Капитан ушёл, а врач вызвал старшую медсестру и распорядился:
— Юрика немедленно перевести в изолятор. Потихоньку предупреди всех, чтобы помалкивали о том, что Юрик лежал с Иваниенко: так милиция распорядилась. Если что, дело будут иметь с милицией. Ясно?
— Ясно, Борис Иванович! Только изолятор подготовить надо, там после ремонта даже кровати нет.
— Ну, так распорядись!
Медсестра ушла, и тут же в дверь сунулась чья-то голова:
— Борис Иванович, там из дистанции звонят, по нашему заказу медикаментов.
— Ох, ты ж, как не вовремя! — и врач чуть ли не вприпрыжку убежал.
— Юрок! — послышался от постели умирающего соседа слабый, но жёсткий голос.
— Да, дядя Валера!
— Юрок, сможешь добраться до меня? Важное слово скажу. Только долго не думай, у нас на круг три минуты, не больше.
— Сейчас.
Поднимаюсь, сую подмышки костыли, стоящие у кровати, и неловко (откуда взяться практике?) ковыляю до кровати Валерки и сажусь на стул.
— Чего, дядь Валера?
— Мент, что до меня тут докапывался, он не простой мусор, он волчара тёртый и крученный, видать за мной он, сука, охотится.
— Он же сказал, что первый раз тебя видит?

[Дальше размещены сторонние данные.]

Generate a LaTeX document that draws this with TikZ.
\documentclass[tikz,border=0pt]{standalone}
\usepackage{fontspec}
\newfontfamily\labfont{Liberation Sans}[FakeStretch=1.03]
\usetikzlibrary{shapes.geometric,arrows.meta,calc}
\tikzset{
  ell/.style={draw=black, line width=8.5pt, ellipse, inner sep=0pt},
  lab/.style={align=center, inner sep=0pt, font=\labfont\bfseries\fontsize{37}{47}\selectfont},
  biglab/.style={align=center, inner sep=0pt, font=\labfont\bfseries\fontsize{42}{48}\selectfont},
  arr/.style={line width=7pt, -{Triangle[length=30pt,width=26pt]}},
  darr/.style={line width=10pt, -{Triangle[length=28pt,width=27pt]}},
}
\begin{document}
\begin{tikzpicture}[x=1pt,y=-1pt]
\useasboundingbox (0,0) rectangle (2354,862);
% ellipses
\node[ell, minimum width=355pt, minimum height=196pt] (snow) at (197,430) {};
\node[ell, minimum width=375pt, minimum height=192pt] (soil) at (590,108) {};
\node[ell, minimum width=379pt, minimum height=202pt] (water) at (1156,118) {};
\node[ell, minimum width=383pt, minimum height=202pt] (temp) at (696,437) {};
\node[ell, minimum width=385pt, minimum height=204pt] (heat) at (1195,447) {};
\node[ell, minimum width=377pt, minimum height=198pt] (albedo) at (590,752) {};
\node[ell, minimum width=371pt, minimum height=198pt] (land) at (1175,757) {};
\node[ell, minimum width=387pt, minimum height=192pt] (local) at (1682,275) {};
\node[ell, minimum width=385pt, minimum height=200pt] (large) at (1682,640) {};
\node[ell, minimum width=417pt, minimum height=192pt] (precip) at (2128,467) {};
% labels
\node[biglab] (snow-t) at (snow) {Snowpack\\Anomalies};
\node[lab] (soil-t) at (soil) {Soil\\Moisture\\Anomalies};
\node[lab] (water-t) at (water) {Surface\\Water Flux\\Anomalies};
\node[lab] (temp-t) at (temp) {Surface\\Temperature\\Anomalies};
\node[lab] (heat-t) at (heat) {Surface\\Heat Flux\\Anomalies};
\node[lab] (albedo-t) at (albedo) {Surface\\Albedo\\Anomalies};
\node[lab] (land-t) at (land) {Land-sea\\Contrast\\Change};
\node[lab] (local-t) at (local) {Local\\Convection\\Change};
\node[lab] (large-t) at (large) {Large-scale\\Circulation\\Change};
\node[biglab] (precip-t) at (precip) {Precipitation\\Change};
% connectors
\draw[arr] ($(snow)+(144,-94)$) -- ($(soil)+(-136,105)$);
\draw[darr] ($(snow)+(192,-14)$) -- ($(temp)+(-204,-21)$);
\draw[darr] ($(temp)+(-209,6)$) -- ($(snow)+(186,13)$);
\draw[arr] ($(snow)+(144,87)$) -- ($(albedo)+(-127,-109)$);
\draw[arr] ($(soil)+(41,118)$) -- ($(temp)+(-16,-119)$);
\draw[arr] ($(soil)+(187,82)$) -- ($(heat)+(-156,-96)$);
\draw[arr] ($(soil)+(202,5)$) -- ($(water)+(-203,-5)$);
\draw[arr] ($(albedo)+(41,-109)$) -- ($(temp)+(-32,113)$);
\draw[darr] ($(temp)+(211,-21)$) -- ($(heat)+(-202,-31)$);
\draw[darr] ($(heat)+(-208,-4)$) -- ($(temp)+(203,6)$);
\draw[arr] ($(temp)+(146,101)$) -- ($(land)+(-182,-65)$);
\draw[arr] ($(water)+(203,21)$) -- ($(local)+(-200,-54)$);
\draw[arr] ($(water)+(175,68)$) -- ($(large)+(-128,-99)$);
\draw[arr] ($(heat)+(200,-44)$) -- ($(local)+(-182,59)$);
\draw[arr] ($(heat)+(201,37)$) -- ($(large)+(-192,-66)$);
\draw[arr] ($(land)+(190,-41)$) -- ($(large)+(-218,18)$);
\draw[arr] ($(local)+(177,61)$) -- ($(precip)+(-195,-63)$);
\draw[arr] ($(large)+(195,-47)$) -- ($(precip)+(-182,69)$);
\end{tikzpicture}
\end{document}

— Я, еbaть-насratь тоже много чего могу сказать, в натуре. Язык — он бlя, ваще без костей. А только уработали меня не урки и не приблатнённые жиганы22, а ментовские бивни или ещё кто там у них красной масти. Короче так: были у меня филки23. Много. Очень много. И филки, и рыжьё24 и цацки25. И достались они мне по чесноку26, без мокрухи27 и ваще они не наши, не савецкие28. Но это не твоего ума дело, меньше знаешь — дольше век. Короче. Три мелкие ухоронки я сдал шакалам, а четвёртую, главную, не сдал. Отдаю её тебе.
— Зачем?
— А ты что хошь с ней делай — хошь своей совковой власти отдай за просто так, а хошь — на благое дело употреби, вот только упаси тебя господи, в церкву не сдавай. Там гнильё почище, чем среди самых гнилых отстойных блатарей, отвечаю за базар. Ты, я слышал, песни навострился сочинять, да душевные такие, в натуре. Вот нычку-то29 на такое дело и употреби. Короче: нычка в колодце. Тама костыли в стенку набиты, чтобы колодец чистить, так на пятом сверху костыле стрелка. Смотришь по стрелке, тама будет замазанная цементом дырка в кольце, разобьёшь цемент, за ним дверка. Дверку сразу не открывай, подзорвёшься. Посмотри, справа от ручки торчит гвоздик. Гвоздик пальцем притопи до основания, это чтобы мину поставить на предохранитель, а там и дверку открывай, да выгребай все, что тама лежит. Всё твоё.
— За что мне это, дядя Валера?
— За то, что человек. Ты нахера полез в горящий дом?
— Ну, бабы сказали, что ты там.
— Старая, пропитая, матершинная, блатная, нахер никому не нужная мразь. Так?
— Не так. В первую голову — человек.